Has it really been a year since Rio hosted the Summer Olympic Games? For some of us, that may seem like a long time ago. But for many local residents, the city remains the same as always: A mess.
“Violent crime mostly concealed during the Olympics is soaring, tied to Brazil’s deepest economic downturn in 100 years and unpaid policemen leaving in droves,” reports the Associated Press, which recently sent two journalists back to Rio to check in on its post-Olympics progress (or lack thereof). “Brazil’s military has been called in to quell Rio’s untethered violence. Rio barely managed to keep it together for the Olympics, needed a government bailout to hold the Paralympics and then collapsed under a grinding recession and sprawling corruption scandals.

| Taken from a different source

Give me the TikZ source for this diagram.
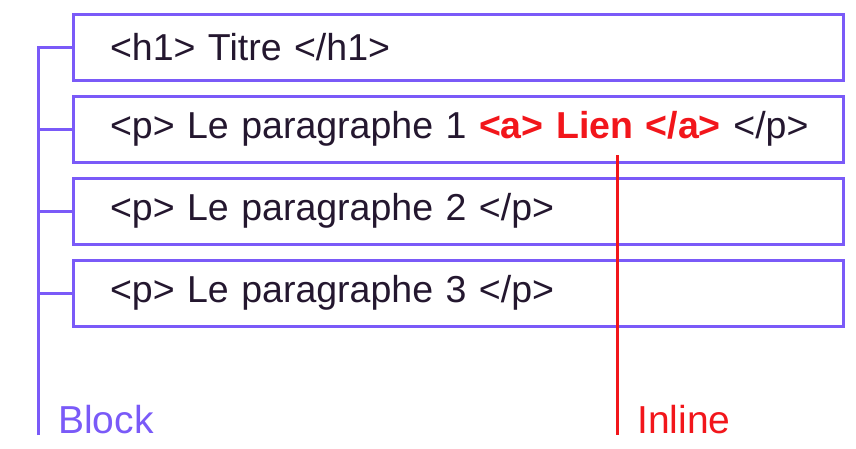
\documentclass[tikz,border=0pt]{standalone}
\usepackage{fontspec}
\setmainfont{Liberation Sans}
\definecolor{blockc}{HTML}{7A5AF8}
\definecolor{inlinec}{HTML}{F2161B}
\definecolor{textc}{HTML}{24172F}
\begin{document}
\begin{tikzpicture}[x=1pt,y=-1pt,
  tagbox/.style={draw=blockc, line width=3pt, anchor=north west, rectangle,
    minimum height=66pt, text width=696pt, inner xsep=37pt, inner ysep=0pt,
    outer sep=0pt, align=left, text=textc, font=\fontsize{37.5}{40}\selectfont},
  blockline/.style={draw=blockc, line width=3pt},
  inlineline/.style={draw=inlinec, line width=3pt},
  lbl/.style={anchor=base west, inner sep=0pt, font=\fontsize{39}{42}\selectfont}]
\useasboundingbox (0,0) rectangle (856,448);
% the four block elements
\node[tagbox] (h1) at (73,14) {\mbox{<h1> Titre </h1>}};
\node[tagbox] (p1) at (73,96) {\mbox{<p> Le paragraphe 1 {\color{inlinec}\bfseries <a> Lien </a>} </p>}};
\node[tagbox] (p2) at (73,178) {\mbox{<p> Le paragraphe 2 </p>}};
\node[tagbox] (p3) at (73,260) {\mbox{<p> Le paragraphe 3 </p>}};
% bracket grouping the block elements
\coordinate (bbot) at (38,435);
\draw[blockline] (bbot) -- (h1.west -| bbot) -- (h1.west);
\draw[blockline] (p1.west) -- (p1.west -| bbot);
\draw[blockline] (p2.west) -- (p2.west -| bbot);
\draw[blockline] (p3.west) -- (p3.west -| bbot);
\node[lbl, text=blockc] (block) at (58,433) {Block};
% line marking the inline link
\coordinate (itop) at (617,155);
\coordinate (ibot) at (617,435);
\draw[inlineline] (itop) -- (ibot);
\node[lbl, text=inlinec] (inline) at (637,433) {Inline};
\end{tikzpicture}
\end{document}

And that’s not all. The site where most venues were located — in a wealthy and white part of the city — quickly became a ghost town, with rampant vandalism.
According to the AP report, here is the good, the bad and the ugly in Rio today:
• The Good: “The Olympics left behind a new subway line extension, high-speed bus service and an urban jewel: a renovated port area filled with food stands, musicians and safe street life in a city rife with crime. These probably would not have been built without the prestige of the Olympics.”

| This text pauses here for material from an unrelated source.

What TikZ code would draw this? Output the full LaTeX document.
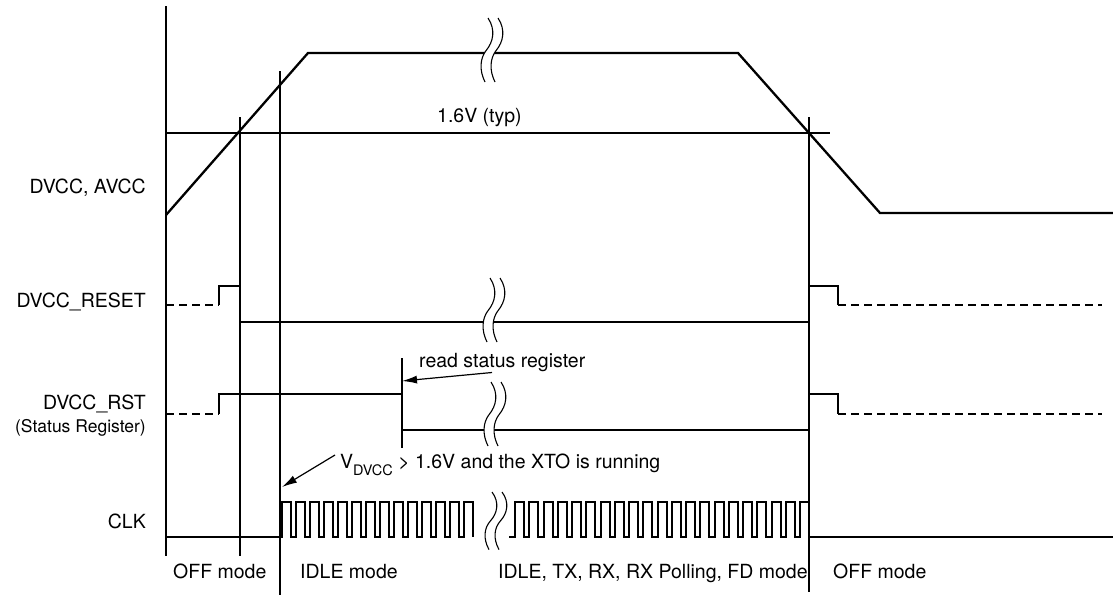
\documentclass[tikz,border=0pt]{standalone}
\usepackage{fontspec}
\setmainfont{TeX Gyre Heros}
\usetikzlibrary{arrows.meta}
\tikzset{
  sig/.style={line width=2.3pt, line join=miter},
  thinln/.style={line width=1.2pt},
  dsh/.style={line width=2pt, dash pattern=on 8pt off 5pt},
  brkline/.style={line width=1.1pt},
  lbl/.style={inner sep=0pt, font=\fontsize{19.5}{22}\selectfont},
  small/.style={inner sep=0pt, font=\fontsize{17.5}{20}\selectfont},
  arr/.style={line width=1.2pt, -{Latex[length=15pt,width=8pt]}},
  brk/.pic={
    \fill[white] (0,0) .. controls (8,12) and (5,24) .. (-1.5,32) .. controls (-8,40) and (-9,52) .. (-3,64)
      -- (7,64) .. controls (1,52) and (2,40) .. (8.5,32) .. controls (15,24) and (18,12) .. (10,0) -- cycle;
    \draw[brkline] (0,0) .. controls (8,12) and (5,24) .. (-1.5,32) .. controls (-8,40) and (-9,52) .. (-3,64);
    \draw[brkline] (10,0) .. controls (18,12) and (15,24) .. (8.5,32) .. controls (2,40) and (1,52) .. (7,64);
  }
}
\begin{document}
\begin{tikzpicture}[x=1pt,y=-1pt]
\useasboundingbox (0,0) rectangle (1113,597);

% vertical reference lines
\draw[thinln] (166,6) -- (166,556);
\draw[thinln] (240,117) -- (240,556);
\draw[thinln] (280,71) -- (280,595);
\draw[thinln] (809,117) -- (809,592);
% threshold
\draw[thinln] (166,133) -- (830,133);
\node[lbl, anchor=base west] (typ) at (437,122) {1.6V (typ)};

% DVCC, AVCC
\draw[sig] (166,215) -- (308,53) -- (738,53) -- (880,213) -- (1113,213);

% DVCC_RESET
\draw[dsh] (166,305) -- (219,305);
\draw[sig] (219,305) -- (219,286) -- (240,286) -- (240,322) -- (809,322) -- (809,286) -- (838,286) -- (838,305);
\draw[dsh] (838,305) -- (1102,305);

% DVCC_RST
\draw[dsh] (166,414) -- (219,414);
\draw[sig] (219,414) -- (219,394) -- (402,394) -- (402,430) -- (809,430) -- (809,394) -- (838,394) -- (838,414);
\draw[dsh] (838,414) -- (1102,414);
\draw[thinln] (402,358) -- (402,448);

% CLK
\draw[line width=2pt] (166,537) \foreach \k in {0,...,13} { -- ({282+14*\k},537) -- ({282+14*\k},502) -- ({291+14*\k},502) -- ({291+14*\k},537) };
\draw[line width=2pt] (509,537) \foreach \k in {0,...,20} { -- ({515+14.25*\k},537) -- ({515+14.25*\k},502) -- ({524+14.25*\k},502) -- ({524+14.25*\k},537) } -- (1113,537);

% breaks
\pic at (488,18) {brk};
\pic at (490,278) {brk};
\pic at (491,382) {brk};
\pic[yscale=0.9] at (492,492) {brk};

% signal names
\node[lbl, anchor=base east] (n1) at (146,193) {DVCC, AVCC};
\node[lbl, anchor=base east] (n2) at (146,307) {DVCC\_RESET};
\node[lbl, anchor=base east] (n3) at (146,409) {DVCC\_RST};
\node[small, anchor=base east] (n3b) at (146,432) {(Status Register)};
\node[lbl, anchor=base east] (n4) at (146,528) {CLK};

% annotations
\node[lbl, anchor=base west] (rsr) at (419,367) {read status register};
\coordinate (rsrs) at (492,372.5);
\coordinate (rsrt) at (402,381);
\draw[arr] (rsrs) -- (rsrt);

\node[lbl, anchor=base west] (xto) at (340,468) {V\raisebox{-7pt}{\fontsize{14.5}{15}\selectfont DVCC} > 1.6V and the XTO is running};
\coordinate (xtos) at (335,455);
\coordinate (xtot) at (282,487);
\draw[arr] (xtos) -- (xtot);

% modes
\node[lbl, anchor=base west] (m1) at (173,578) {OFF mode};
\node[lbl, anchor=base west] (m2) at (300,578) {IDLE mode};
\node[lbl, anchor=base west] (m3) at (498,578) {IDLE, TX, RX, RX Polling, FD mode};
\node[lbl, anchor=base west] (m4) at (833,578) {OFF mode};
\end{tikzpicture}
\end{document}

• The Bad: “The Olympics left a half-dozen vacant sports arenas in the Olympic Park and 3,600 empty apartments in the boarded-up Olympic Village. Deodoro, a major complex of venues in the impoverished north, is shuttered behind iron gates. A $20-million golf course is struggling to find players and financing.”
• The Ugly: “Rio organizers promised to clean up polluted Guanabara Bay in their winning bid in 2009. During the Olympics, officials used stop-gap measures to keep floating sofas, logs and dead animals from crashing into boats during the sailing events. Since the Olympics, the bankrupt state of Rio de Janeiro has ceased major efforts to clean the bay, its unwelcome stench often drifting along the highway from the international airport.”
That’s a far cry from what International Olympic Committee President Thomas Bach said in August 2016: “I am absolutely convinced that history … will talk of the Rio de Janeiro before the games and the much better Rio de Janeiro after the Olympic Games.”
The Rio experience serves as a “warning to every prospective Olympic city,” wrote Dave Zirin, author of eight books on the politics of sports — including Brazil’s Dance with the Devil: The World Cup, The Olympics, and the Fight for Democracy — and sports editor for The Nation. “Be afraid. Rio makes the lesson brutally clear: The Olympics are the cutting edge of an unequal and unaccountable global economy, in which the rich and powerful travel the world throwing lavish parties only to pack up and flee when times get tough, forcing everyone else to foot their bill.”